WHAT TO WORK ON –
Copy all of the material word for word, except for the pictures.

* START DATA EXCERPT *

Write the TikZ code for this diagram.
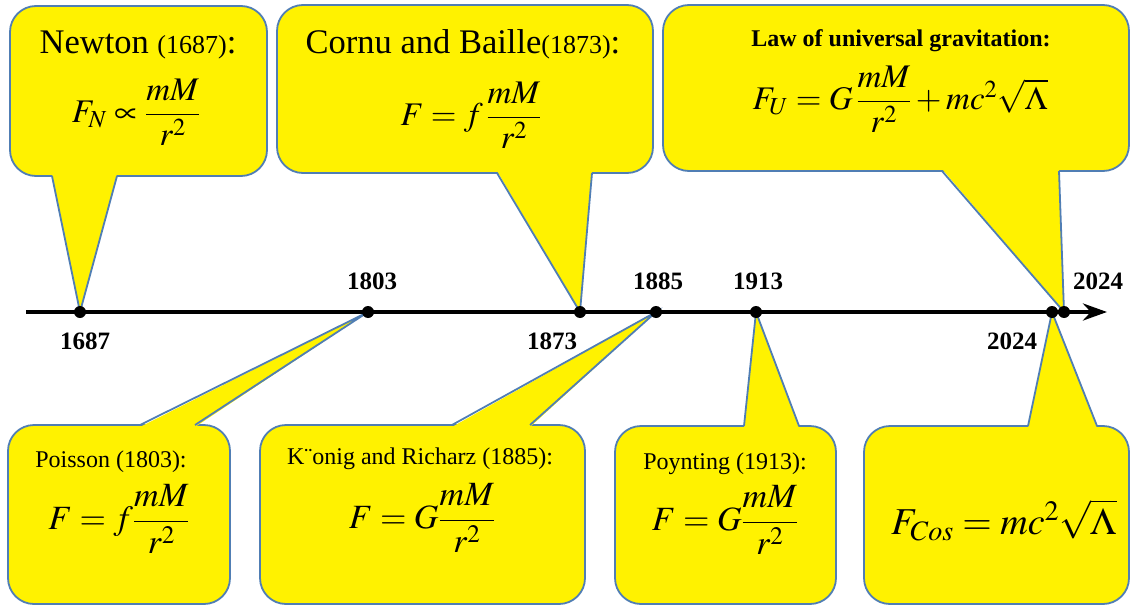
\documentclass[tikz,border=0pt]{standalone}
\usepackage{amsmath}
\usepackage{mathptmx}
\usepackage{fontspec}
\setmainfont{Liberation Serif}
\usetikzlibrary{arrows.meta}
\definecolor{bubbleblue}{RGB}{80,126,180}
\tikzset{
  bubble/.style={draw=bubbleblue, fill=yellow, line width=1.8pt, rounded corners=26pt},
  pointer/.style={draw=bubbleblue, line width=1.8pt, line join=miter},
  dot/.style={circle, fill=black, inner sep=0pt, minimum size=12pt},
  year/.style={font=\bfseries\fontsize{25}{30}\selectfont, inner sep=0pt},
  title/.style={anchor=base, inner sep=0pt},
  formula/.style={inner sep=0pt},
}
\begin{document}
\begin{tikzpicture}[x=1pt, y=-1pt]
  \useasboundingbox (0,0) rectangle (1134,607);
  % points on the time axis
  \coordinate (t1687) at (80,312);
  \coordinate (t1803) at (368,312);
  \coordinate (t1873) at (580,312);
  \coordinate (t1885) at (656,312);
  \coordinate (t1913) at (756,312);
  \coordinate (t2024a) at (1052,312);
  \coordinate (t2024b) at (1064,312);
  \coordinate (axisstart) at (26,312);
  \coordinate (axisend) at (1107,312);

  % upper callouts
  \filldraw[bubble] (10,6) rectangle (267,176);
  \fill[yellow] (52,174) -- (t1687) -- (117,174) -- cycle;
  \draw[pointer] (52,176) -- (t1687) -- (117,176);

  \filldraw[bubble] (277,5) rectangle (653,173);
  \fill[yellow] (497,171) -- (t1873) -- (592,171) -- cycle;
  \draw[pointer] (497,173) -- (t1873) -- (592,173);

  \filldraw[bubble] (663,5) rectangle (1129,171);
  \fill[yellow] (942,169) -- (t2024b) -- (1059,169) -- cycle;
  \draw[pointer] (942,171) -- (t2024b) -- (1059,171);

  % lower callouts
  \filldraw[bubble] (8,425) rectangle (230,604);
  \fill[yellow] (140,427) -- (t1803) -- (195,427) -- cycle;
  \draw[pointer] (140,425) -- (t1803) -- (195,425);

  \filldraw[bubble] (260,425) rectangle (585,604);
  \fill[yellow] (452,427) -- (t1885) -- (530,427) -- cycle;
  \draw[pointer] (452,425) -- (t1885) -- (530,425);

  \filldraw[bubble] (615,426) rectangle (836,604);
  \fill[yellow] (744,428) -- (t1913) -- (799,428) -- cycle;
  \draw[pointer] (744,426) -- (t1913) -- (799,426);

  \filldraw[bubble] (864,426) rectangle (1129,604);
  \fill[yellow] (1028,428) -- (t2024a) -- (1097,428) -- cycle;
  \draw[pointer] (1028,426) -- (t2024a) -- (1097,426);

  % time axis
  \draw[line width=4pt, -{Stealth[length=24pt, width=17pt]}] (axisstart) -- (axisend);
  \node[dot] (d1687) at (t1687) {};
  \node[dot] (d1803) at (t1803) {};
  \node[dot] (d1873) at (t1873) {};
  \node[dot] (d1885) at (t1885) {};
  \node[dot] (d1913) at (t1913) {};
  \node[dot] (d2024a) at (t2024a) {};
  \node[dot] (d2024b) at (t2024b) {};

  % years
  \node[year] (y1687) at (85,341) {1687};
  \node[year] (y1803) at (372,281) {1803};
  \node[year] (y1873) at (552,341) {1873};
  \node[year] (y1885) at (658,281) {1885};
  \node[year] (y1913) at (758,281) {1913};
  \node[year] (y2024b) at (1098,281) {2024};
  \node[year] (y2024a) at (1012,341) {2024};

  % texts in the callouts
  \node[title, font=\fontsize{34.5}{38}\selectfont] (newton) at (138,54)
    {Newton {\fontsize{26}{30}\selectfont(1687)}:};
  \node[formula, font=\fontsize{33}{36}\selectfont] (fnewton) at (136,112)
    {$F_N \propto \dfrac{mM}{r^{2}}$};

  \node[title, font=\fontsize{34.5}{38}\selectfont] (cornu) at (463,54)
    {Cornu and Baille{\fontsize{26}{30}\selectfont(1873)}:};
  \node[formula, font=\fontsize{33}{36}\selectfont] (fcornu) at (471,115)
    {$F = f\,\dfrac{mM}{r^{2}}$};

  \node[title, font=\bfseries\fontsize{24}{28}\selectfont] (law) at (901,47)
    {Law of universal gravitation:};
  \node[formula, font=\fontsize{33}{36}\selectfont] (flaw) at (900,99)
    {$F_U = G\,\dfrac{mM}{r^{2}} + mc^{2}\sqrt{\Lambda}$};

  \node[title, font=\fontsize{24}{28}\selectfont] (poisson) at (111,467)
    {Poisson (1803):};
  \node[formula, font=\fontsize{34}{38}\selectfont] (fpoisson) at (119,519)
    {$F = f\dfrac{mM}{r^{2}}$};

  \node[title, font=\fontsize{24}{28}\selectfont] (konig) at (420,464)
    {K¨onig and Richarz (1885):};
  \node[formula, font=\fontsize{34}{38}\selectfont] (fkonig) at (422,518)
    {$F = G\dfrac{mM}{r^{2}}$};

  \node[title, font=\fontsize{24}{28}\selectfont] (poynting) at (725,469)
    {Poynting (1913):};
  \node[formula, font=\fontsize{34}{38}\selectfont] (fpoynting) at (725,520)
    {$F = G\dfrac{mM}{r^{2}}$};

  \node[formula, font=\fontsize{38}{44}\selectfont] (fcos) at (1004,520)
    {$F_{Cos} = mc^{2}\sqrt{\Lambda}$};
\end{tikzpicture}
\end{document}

* END DATA EXCERPT *

THE SOLUTION –
Write the TikZ code for this diagram.
\documentclass[tikz,border=0pt]{standalone}
\usepackage{amsmath}
\usepackage{mathptmx}
\usepackage{fontspec}
\setmainfont{Liberation Serif}
\usetikzlibrary{arrows.meta}
\definecolor{bubbleblue}{RGB}{80,126,180}
\tikzset{
  bubble/.style={draw=bubbleblue, fill=yellow, line width=1.8pt, rounded corners=26pt},
  pointer/.style={draw=bubbleblue, line width=1.8pt, line join=miter},
  dot/.style={circle, fill=black, inner sep=0pt, minimum size=12pt},
  year/.style={font=\bfseries\fontsize{25}{30}\selectfont, inner sep=0pt},
  title/.style={anchor=base, inner sep=0pt},
  formula/.style={inner sep=0pt},
}
\begin{document}
\begin{tikzpicture}[x=1pt, y=-1pt]
  \useasboundingbox (0,0) rectangle (1134,607);
  % points on the time axis
  \coordinate (t1687) at (80,312);
  \coordinate (t1803) at (368,312);
  \coordinate (t1873) at (580,312);
  \coordinate (t1885) at (656,312);
  \coordinate (t1913) at (756,312);
  \coordinate (t2024a) at (1052,312);
  \coordinate (t2024b) at (1064,312);
  \coordinate (axisstart) at (26,312);
  \coordinate (axisend) at (1107,312);

  % upper callouts
  \filldraw[bubble] (10,6) rectangle (267,176);
  \fill[yellow] (52,174) -- (t1687) -- (117,174) -- cycle;
  \draw[pointer] (52,176) -- (t1687) -- (117,176);

  \filldraw[bubble] (277,5) rectangle (653,173);
  \fill[yellow] (497,171) -- (t1873) -- (592,171) -- cycle;
  \draw[pointer] (497,173) -- (t1873) -- (592,173);

  \filldraw[bubble] (663,5) rectangle (1129,171);
  \fill[yellow] (942,169) -- (t2024b) -- (1059,169) -- cycle;
  \draw[pointer] (942,171) -- (t2024b) -- (1059,171);

  % lower callouts
  \filldraw[bubble] (8,425) rectangle (230,604);
  \fill[yellow] (140,427) -- (t1803) -- (195,427) -- cycle;
  \draw[pointer] (140,425) -- (t1803) -- (195,425);

  \filldraw[bubble] (260,425) rectangle (585,604);
  \fill[yellow] (452,427) -- (t1885) -- (530,427) -- cycle;
  \draw[pointer] (452,425) -- (t1885) -- (530,425);

  \filldraw[bubble] (615,426) rectangle (836,604);
  \fill[yellow] (744,428) -- (t1913) -- (799,428) -- cycle;
  \draw[pointer] (744,426) -- (t1913) -- (799,426);

  \filldraw[bubble] (864,426) rectangle (1129,604);
  \fill[yellow] (1028,428) -- (t2024a) -- (1097,428) -- cycle;
  \draw[pointer] (1028,426) -- (t2024a) -- (1097,426);

  % time axis
  \draw[line width=4pt, -{Stealth[length=24pt, width=17pt]}] (axisstart) -- (axisend);
  \node[dot] (d1687) at (t1687) {};
  \node[dot] (d1803) at (t1803) {};
  \node[dot] (d1873) at (t1873) {};
  \node[dot] (d1885) at (t1885) {};
  \node[dot] (d1913) at (t1913) {};
  \node[dot] (d2024a) at (t2024a) {};
  \node[dot] (d2024b) at (t2024b) {};

  % years
  \node[year] (y1687) at (85,341) {1687};
  \node[year] (y1803) at (372,281) {1803};
  \node[year] (y1873) at (552,341) {1873};
  \node[year] (y1885) at (658,281) {1885};
  \node[year] (y1913) at (758,281) {1913};
  \node[year] (y2024b) at (1098,281) {2024};
  \node[year] (y2024a) at (1012,341) {2024};

  % texts in the callouts
  \node[title, font=\fontsize{34.5}{38}\selectfont] (newton) at (138,54)
    {Newton {\fontsize{26}{30}\selectfont(1687)}:};
  \node[formula, font=\fontsize{33}{36}\selectfont] (fnewton) at (136,112)
    {$F_N \propto \dfrac{mM}{r^{2}}$};

  \node[title, font=\fontsize{34.5}{38}\selectfont] (cornu) at (463,54)
    {Cornu and Baille{\fontsize{26}{30}\selectfont(1873)}:};
  \node[formula, font=\fontsize{33}{36}\selectfont] (fcornu) at (471,115)
    {$F = f\,\dfrac{mM}{r^{2}}$};

  \node[title, font=\bfseries\fontsize{24}{28}\selectfont] (law) at (901,47)
    {Law of universal gravitation:};
  \node[formula, font=\fontsize{33}{36}\selectfont] (flaw) at (900,99)
    {$F_U = G\,\dfrac{mM}{r^{2}} + mc^{2}\sqrt{\Lambda}$};

  \node[title, font=\fontsize{24}{28}\selectfont] (poisson) at (111,467)
    {Poisson (1803):};
  \node[formula, font=\fontsize{34}{38}\selectfont] (fpoisson) at (119,519)
    {$F = f\dfrac{mM}{r^{2}}$};

  \node[title, font=\fontsize{24}{28}\selectfont] (konig) at (420,464)
    {K¨onig and Richarz (1885):};
  \node[formula, font=\fontsize{34}{38}\selectfont] (fkonig) at (422,518)
    {$F = G\dfrac{mM}{r^{2}}$};

  \node[title, font=\fontsize{24}{28}\selectfont] (poynting) at (725,469)
    {Poynting (1913):};
  \node[formula, font=\fontsize{34}{38}\selectfont] (fpoynting) at (725,520)
    {$F = G\dfrac{mM}{r^{2}}$};

  \node[formula, font=\fontsize{38}{44}\selectfont] (fcos) at (1004,520)
    {$F_{Cos} = mc^{2}\sqrt{\Lambda}$};
\end{tikzpicture}
\end{document}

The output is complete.